Paris trouser ban for women could be lifted

A law banning women from wearing trousers in Paris may finally be lifted more than two centuries after first being enforced. The curious rule was first introduced in late 1799 by Paris' police chief, and stipulated than any Parisienne wishing to "dress like a man" must seek special permission from the city's main police station.

This makes the laissez-faire French capital theoretically more hardline than Islamic states like Sudan in the fashion stakes. But a group of ten French MPs has now submitted a draft bill to parliament to remove the law, which has survived repeated attempts to repeal it. The MPs say the trouser ban is "obsolete" and should be "de-legislated".


In 1892, it was slightly relaxed thanks to an amendment which said trousers were permitted "as long as the woman is holding the reins of a horse". Then in 1909, the decree was further watered down when an extra clause was added to allow women in trousers on condition they were "on a bicycle or holding it by the handlebars". In 1969, amid a global movement towards gender equality, the Paris council asked the city's police chief to bin the decree. His response was: "It is unwise to change texts which foreseen or unforeseen variations in fashion can return to the fore."

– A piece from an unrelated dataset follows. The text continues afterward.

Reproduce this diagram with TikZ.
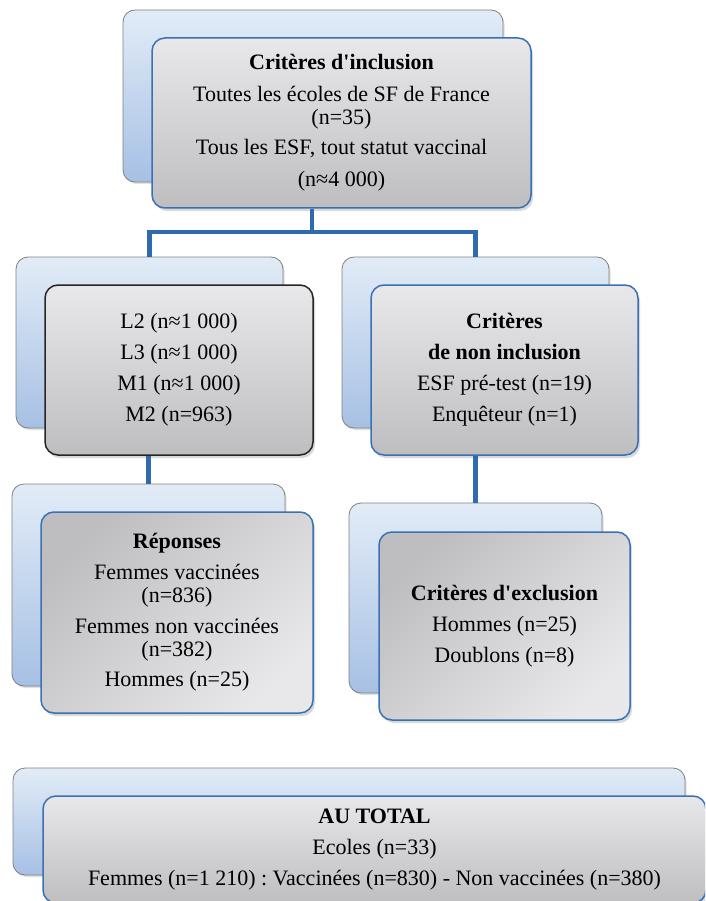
\documentclass[tikz,border=0pt]{standalone}
\usepackage{fontspec}
\setmainfont{Liberation Serif}
\usetikzlibrary{shadows}
\definecolor{connblue}{RGB}{46,106,172}
\definecolor{frontblue}{RGB}{58,112,180}
\definecolor{backtop}{RGB}{226,236,247}
\definecolor{backbot}{RGB}{166,192,228}
\definecolor{graylight}{RGB}{232,232,234}
\definecolor{graydark}{RGB}{190,190,193}
\newcommand{\ap}{\textquotesingle}
\tikzset{
  backbox/.style={draw=black!50, line width=0.8pt, rounded corners=12pt,
    top color=backtop, bottom color=backbot, inner sep=0pt,
    drop shadow={shadow xshift=1.5pt, shadow yshift=-2pt, opacity=.25}},
  frontbox/.style={draw=frontblue, line width=1.5pt, rounded corners=13pt,
    top color=graylight, bottom color=graydark, inner sep=0pt, align=center,
    font=\fontsize{22}{23}\selectfont\frenchspacing,
    drop shadow={shadow xshift=2pt, shadow yshift=-3pt, opacity=.3}},
  diagshade/.style={top color=graydark, bottom color=graylight, shading angle=45},
  conn/.style={draw=connblue, line width=4.5pt, line join=miter}
}
\begin{document}
\begin{tikzpicture}[x=1pt,y=-1pt]
\useasboundingbox (0,0) rectangle (705,901);
\clip (0,0) rectangle (705,901);
\fill[white] (0,0) rectangle (705,901);
% top
\node[backbox, minimum width=380pt, minimum height=172pt] (topB) at (313,96) {};
\node[frontbox, minimum width=379pt, minimum height=170pt] (topF) at (341.5,123)
 {\textbf{Critères d\ap inclusion}\\[9pt] Toutes les écoles de SF de France\\ (n=35)\\[7pt] Tous les ESF, tout statut vaccinal\\[9pt] (n≈4 000)};
% middle left
\node[backbox, minimum width=267pt, minimum height=171pt] (midLB) at (149.5,342.5) {};
\node[frontbox, draw=black!85, minimum width=268pt, minimum height=170pt] (midLF) at (179,370)
 {L2 (n≈1 000)\\[8pt] L3 (n≈1 000)\\[8pt] M1 (n≈1 000)\\[8pt] M2 (n=963)};
% middle right
\node[backbox, minimum width=267pt, minimum height=171pt] (midRB) at (475.5,342.5) {};
\node[frontbox, minimum width=267pt, minimum height=170pt] (midRF) at (504.5,370)
 {\textbf{Critères}\\[8pt] \textbf{de non inclusion}\\[8pt] ESF pré-test (n=19)\\[8pt] Enquêteur (n=1)};
% bottom left
\node[backbox, minimum width=273pt, minimum height=202pt] (botLB) at (148.5,585) {};
\node[frontbox, diagshade, minimum width=272pt, minimum height=201pt] (botLF) at (177,612.5)
 {\textbf{Réponses}\\[8pt] Femmes vaccinées\\ (n=836)\\[8pt] Femmes non vaccinées\\ (n=382)\\[7pt] Hommes (n=25)};
% bottom right
\node[backbox, minimum width=253pt, minimum height=190pt] (botRB) at (475.5,598) {};
\node[frontbox, diagshade, minimum width=251pt, minimum height=188pt] (botRF) at (504.5,626)
 {\textbf{Critères d\ap exclusion}\\[8pt] Hommes (n=25)\\[8pt] Doublons (n=8)};
% total
\node[backbox, minimum width=672pt, minimum height=107pt] (totB) at (349,821.5) {};
\node[frontbox, minimum width=663pt, minimum height=107pt] (totF) at (374.5,849.5)
 {\textbf{AU TOTAL}\\[8pt] Ecoles (n=33)\\[8pt] Femmes (n=1 210) : Vaccinées (n=830) - Non vaccinées (n=380)};
% connectors
\coordinate (j) at (312,232);
\draw[conn] (j |- topF.south) -- (j);
\draw[conn] (midLB.north) |- (j) -| (midRB.north);
\draw[conn] (botLB.north |- midLF.south) -- (botLB.north);
\draw[conn] (botRB.north |- midRF.south) -- (botRB.north);
\end{tikzpicture}
\end{document}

The latest attempt to remove the outmoded rule was in 2003, when a Right-wing MP from President Nicolas Sarkozy's UMP party wrote to the minister in charge of gender equality. The minister's response was: "Disuse is sometimes more efficient than (state) intervention in adapting the law to changing morays." Given that trousers are compulsory for Parisian policewomen, they are, in theory, all breaking the law.